WASHINGTON — President Biden was expected to deliver a wide-ranging speech on everything from immigration and the Southern Border, to assistance Israel and Ukraine, to the state of the economy during his annual State of the Union Address Thursday.

Florida's members of Congress weighed in ahead of the address, and their thoughts were very different depending on their party. 


What You Need To Know

  •  President Joe Biden was set to deliver his third State of the Union speech Thursday night

  •  Florida's Republicans and Democrats have differing views on what to expect from the president

  •  Some lawmakers are bringing guests to the address to highlight different policy issues

"I think he's going to tell people the state of the union is strong," said Democratic Rep. Jared Moskowitz. "And, I think he's going to go through, obviously, his three years of accomplishments, especially the first two years when we had a Congress, that functioned. But he'll also go over, I think, the challenges that we're facing, and try to bring Democrats and Republicans together to solve them."

Republican Rep. Scott Franklin, on the other hand, said the country needed to ask just one thing when listening to Biden speak. 

"The age-old question is: Are you doing better now than you were three years ago, four years ago?" he said. "And, I think, you know, unequivocally, that answer would be no."

Florida Republican Rep. Cory Mills said he expected Biden to say his policies were benefitting the county, something the congressman did not agree was the case.

"Unfortunately, it's going to be a lot of spin on how ‘Bidenomics’ has actually been a success," he said. "Knowing that the cost of living has increased by 18% while wages have gone down by 2%, you have people who can't afford the American dream anymore to own their own homes." 

Republican Sen. Rick Scott squarely blamed the country's rate of inflation on Biden.

"I grew up in a very poor family," he said. "I watched my mom struggle with inflation. And, that’s what’s happening all across my state now with poor families that can’t afford their groceries, or their rent, or their car payment because of the Biden inflation."

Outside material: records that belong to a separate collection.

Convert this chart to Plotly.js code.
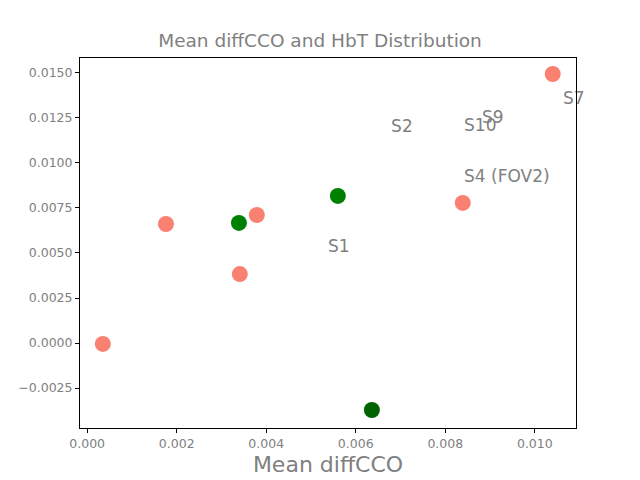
<!DOCTYPE html>
<html><head><meta charset="utf-8">
<script src="https://cdn.plot.ly/plotly-3.0.1.min.js"></script>
<style>body{margin:0}</style></head>
<body><div id="chart" style="width:640px;height:480px"></div>
<script>
// point data
const pointX = [0.00035, 0.00176, 0.00341, 0.00379, 0.00839, 0.0104, 0.00339, 0.0056, 0.00636];
const pointY = [-0.00005, 0.00661, 0.00383, 0.00711, 0.00778, 0.01494, 0.00667, 0.00817, -0.00372];
const pointColors = ['salmon', 'salmon', 'salmon', 'salmon', 'salmon', 'salmon', 'green', 'green', 'darkgreen'];

// subject labels
const labelText = ['S1', 'S2', 'S10', 'S9', 'S4 (FOV2)', 'S7'];
const labelX = [0.00538, 0.00679, 0.00842, 0.00882, 0.00842, 0.01063];
const labelY = [0.00528, 0.01194, 0.0120, 0.01245, 0.00917, 0.0135];

const gray = '#808080';

const traces = [
  {
    type: 'scatter', mode: 'markers', x: pointX, y: pointY,
    marker: { size: 16, color: pointColors }, hoverinfo: 'x+y', cliponaxis: false
  },
  {
    type: 'scatter', mode: 'text', x: labelX, y: labelY, text: labelText,
    textposition: 'middle right', textfont: { family: 'DejaVu Sans', size: 17, color: gray },
    hoverinfo: 'none', cliponaxis: false
  }
];

const axisStyle = {
  showgrid: false, zeroline: false, showline: true, mirror: true,
  linecolor: 'black', linewidth: 1, ticks: 'outside', ticklen: 4, tickcolor: 'black',
  tickfont: { family: 'DejaVu Sans', size: 12.5, color: gray }
};

const layout = {
  width: 640, height: 480,
  margin: { l: 80, r: 64, t: 58, b: 52 },
  showlegend: false,
  paper_bgcolor: 'white', plot_bgcolor: 'white',
  title: { text: 'Mean diffCCO and HbT Distribution', x: 0.5, y: 0.93, xanchor: 'center',
    font: { family: 'DejaVu Sans', size: 18.5, color: gray } },
  xaxis: Object.assign({}, axisStyle, {
    range: [-0.00016, 0.01092], tickvals: [0, 0.002, 0.004, 0.006, 0.008, 0.01], tickformat: '.3f',
    title: { text: 'Mean diffCCO', standoff: 6, font: { family: 'DejaVu Sans', size: 22, color: gray } }
  }),
  yaxis: Object.assign({}, axisStyle, {
    range: [-0.00472, 0.01583], tickvals: [-0.0025, 0, 0.0025, 0.005, 0.0075, 0.01, 0.0125, 0.015], tickformat: '.4f'
  })
};

Plotly.newPlot('chart', traces, layout, { displayModeBar: false, staticPlot: true });
</script>
</body></html>
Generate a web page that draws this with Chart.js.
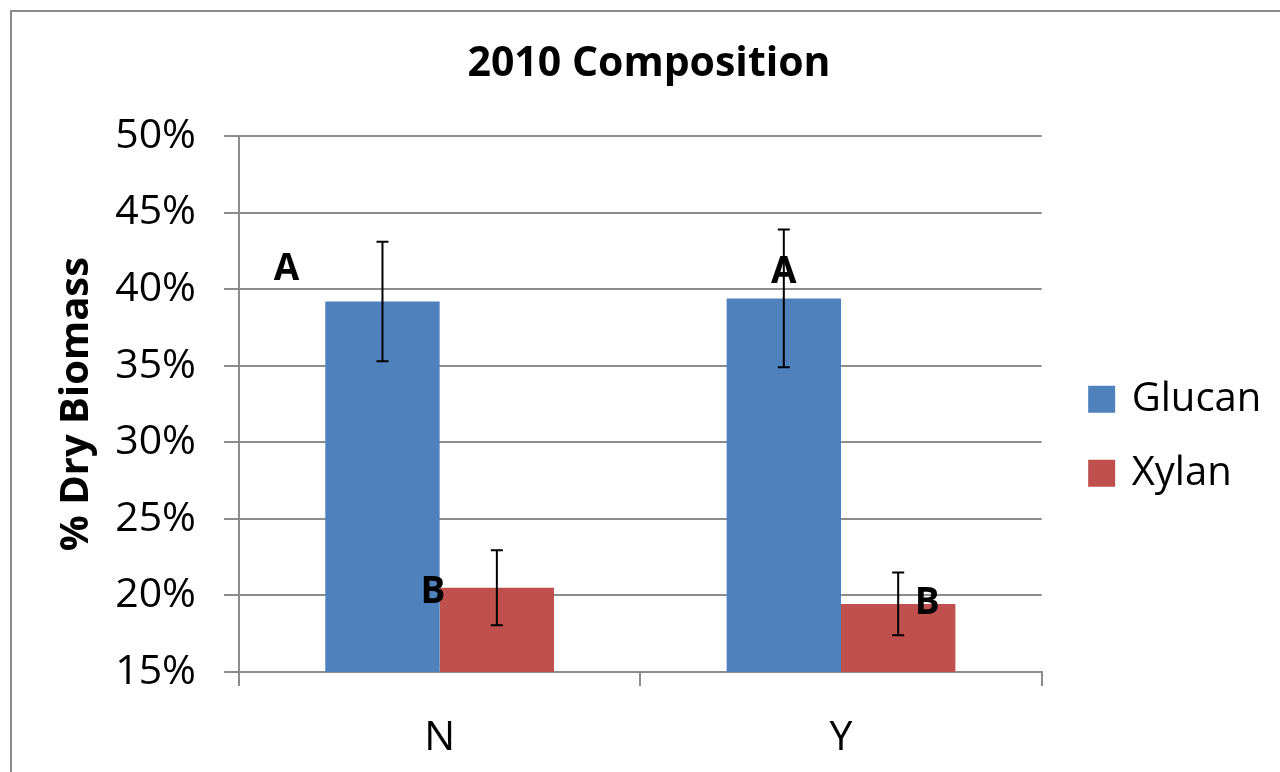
<!DOCTYPE html>
<html>
<head>
<meta charset="utf-8">
<script src="https://cdn.jsdelivr.net/npm/chart.js@4.4.1/dist/chart.umd.min.js"></script>
<style>
  html, body { margin: 0; padding: 0; background: #fff; }
</style>
</head>
<body>
<canvas id="chart" width="1280" height="772"></canvas>
<script>
const categories = ['N', 'Y'];
const glucan = [39.2, 39.4];
const glucanErr = [3.9, 4.5];
const xylan = [20.5, 19.45];
const xylanErr = [2.45, 2.05];
const glucanLetters = ['A', 'A'];
const xylanLetters = ['B', 'B'];
const yTicks = [15, 20, 25, 30, 35, 40, 45, 50];

const FONT = "'Open Sans', 'DejaVu Sans', sans-serif";
const GRID = '#8c8c8c';

// letter label offsets from the top-centre of each bar (px)
const letterOffsets = [
  [[-96, -32], [0, -26]],
  [[-64, 5], [29, 0]],
];

const frame = {
  id: 'frame',
  beforeDraw(chart) {
    const ctx = chart.ctx;
    ctx.save();
    ctx.fillStyle = '#fff';
    ctx.fillRect(0, 0, chart.width, chart.height);
    ctx.strokeStyle = '#8a8a8a';
    ctx.lineWidth = 2;
    ctx.strokeRect(11, 11, chart.width + 50, chart.height + 50);
    ctx.restore();
  },
};

const errorBars = {
  id: 'errorBars',
  afterDatasetsDraw(chart) {
    const ctx = chart.ctx;
    const y = chart.scales.y;
    ctx.save();
    ctx.strokeStyle = '#000';
    ctx.lineWidth = 2;
    chart.data.datasets.forEach((ds, i) => {
      chart.getDatasetMeta(i).data.forEach((bar, j) => {
        const top = y.getPixelForValue(ds.data[j] + ds.errors[j]);
        const bot = y.getPixelForValue(ds.data[j] - ds.errors[j]);
        ctx.beginPath();
        ctx.moveTo(bar.x, top);
        ctx.lineTo(bar.x, bot);
        ctx.moveTo(bar.x - 6, top);
        ctx.lineTo(bar.x + 6, top);
        ctx.moveTo(bar.x - 6, bot);
        ctx.lineTo(bar.x + 6, bot);
        ctx.stroke();
      });
    });
    ctx.restore();
  },
};

const letters = {
  id: 'letters',
  afterDraw(chart) {
    const ctx = chart.ctx;
    ctx.save();
    ctx.fillStyle = '#000';
    ctx.font = 'bold 37px ' + FONT;
    ctx.textAlign = 'center';
    ctx.textBaseline = 'middle';
    chart.data.datasets.forEach((ds, i) => {
      chart.getDatasetMeta(i).data.forEach((bar, j) => {
        const [dx, dy] = letterOffsets[i][j];
        ctx.fillText(ds.letters[j], bar.x + dx, bar.y + dy);
      });
    });
    ctx.restore();
  },
};

// move the legend down next to the bars
const legendShift = {
  id: 'legendShift',
  afterLayout(chart) {
    const lg = chart.legend;
    const dy = chart.chartArea.top + 209 - lg.top;
    lg.top += dy;
    lg.bottom += dy;
  },
};

new Chart(document.getElementById('chart'), {
  type: 'bar',
  data: {
    labels: categories,
    datasets: [
      {
        label: 'Glucan',
        data: glucan,
        errors: glucanErr,
        letters: glucanLetters,
        backgroundColor: '#4f81bd',
        borderWidth: 0,
        categoryPercentage: 0.57,
        barPercentage: 1.0,
      },
      {
        label: 'Xylan',
        data: xylan,
        errors: xylanErr,
        letters: xylanLetters,
        backgroundColor: '#c0504d',
        borderWidth: 0,
        categoryPercentage: 0.57,
        barPercentage: 1.0,
      },
    ],
  },
  options: {
    responsive: false,
    animation: false,
    devicePixelRatio: 1,
    layout: { padding: { left: 36, right: 18, top: 0, bottom: 0 } },
    plugins: {
      title: {
        display: true,
        text: '2010 Composition',
        color: '#000',
        font: { family: FONT, size: 41, weight: 'bold' },
        padding: { top: 40, bottom: 47 },
      },
      legend: {
        position: 'right',
        align: 'start',
        labels: {
          color: '#000',
          font: { family: FONT, size: 40 },
          usePointStyle: true,
          pointStyle: 'rect',
          boxWidth: 20,
          boxHeight: 27,
          padding: 34,
        },
      },
      tooltip: { enabled: false },
    },
    scales: {
      x: {
        afterFit(scale) {
          scale.height = 100;
        },
        grid: {
          offset: true,
          drawOnChartArea: false,
          color: GRID,
          lineWidth: 2,
          tickLength: 14,
        },
        border: { color: GRID, width: 2 },
        ticks: {
          color: '#000',
          font: { family: FONT, size: 41, lineHeight: 1 },
          padding: 32,
        },
      },
      y: {
        min: 15,
        max: 50,
        afterBuildTicks(scale) {
          scale.ticks = yTicks.map((v) => ({ value: v }));
        },
        afterFit(scale) {
          scale.width = 203;
        },
        grid: { color: GRID, lineWidth: 2, tickLength: 15 },
        border: { color: GRID, width: 2 },
        ticks: {
          color: '#000',
          font: { family: FONT, size: 41 },
          padding: 28,
          callback: (v) => v + '%',
        },
        title: {
          display: true,
          text: '% Dry Biomass',
          color: '#000',
          font: { family: FONT, size: 40, weight: 'bold' },
          padding: { top: 17, bottom: 0 },
        },
      },
      y2: {
        position: 'right',
        display: true,
        grid: { display: false },
        border: { display: false },
        ticks: { display: false },
        afterFit(scale) {
          scale.width = 16;
        },
      },
    },
  },
  plugins: [frame, errorBars, letters, legendShift],
});
</script>
</body>
</html>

Democratic Rep. Debbie Wasserman Schultz, made a different argument, saying the president's policies have greatly benefitted the working class and not the wealthy elite. 

"I think the President will rightly focus on the tremendous progress that we've made since he took office in lifting our economy, building it out from the middle up and not the top down," she said.

Some lawmakers, including Wasserman Schultz, brought guests to the speech to call attention to their priorities. She brought in vitro fertilization supporter Stacey Lieberman, who used IVF to have a daughter. This, after an Alabama Supreme Court ruling that declared embryos, including those created via IVF, to be children, which caused some clinics to close over legal fears.  

"I thought it was a very scary ruling, you know, for what could lie ahead in the South, in Florida where I live," Lieberman said. 

Democratic Rep. Darren Soto's guest, Stephanie Palacios, who is the director of Advocacy and Government Relations for Second Harvest Food Bank of Central Florida, highlighted nutrition assistance programs.

"It's important to pass a Farm Bill with a strong Emergency Food Assistance Program funding so that we can adequately feed our families," she said. 

Democratic Rep. Maxwell Frost invited immigration advocate and executive director of Hope CommUnity Center, Felipe Sousa-Lazaballet.

"I really want to hear the president saying that this is truly a country that is fully inclusive to immigrants, and also that he will protect asylum seekers, not push them away," Sousa-Lazaballet said. 

Republican Rep. Greg Steube, is also bringing a guest: Gillian Kaye, the stepmother of Hamas hostage Sagui Dekel-Chen.

"I just called on President Biden to send in our troops, our Special Operations troops, to go in and get our hostages out," Steube said Wednesday. "I'm not saying that we need to put boots on the ground. I'm saying we need to go get our people back, because that's what the American people expect and deserve."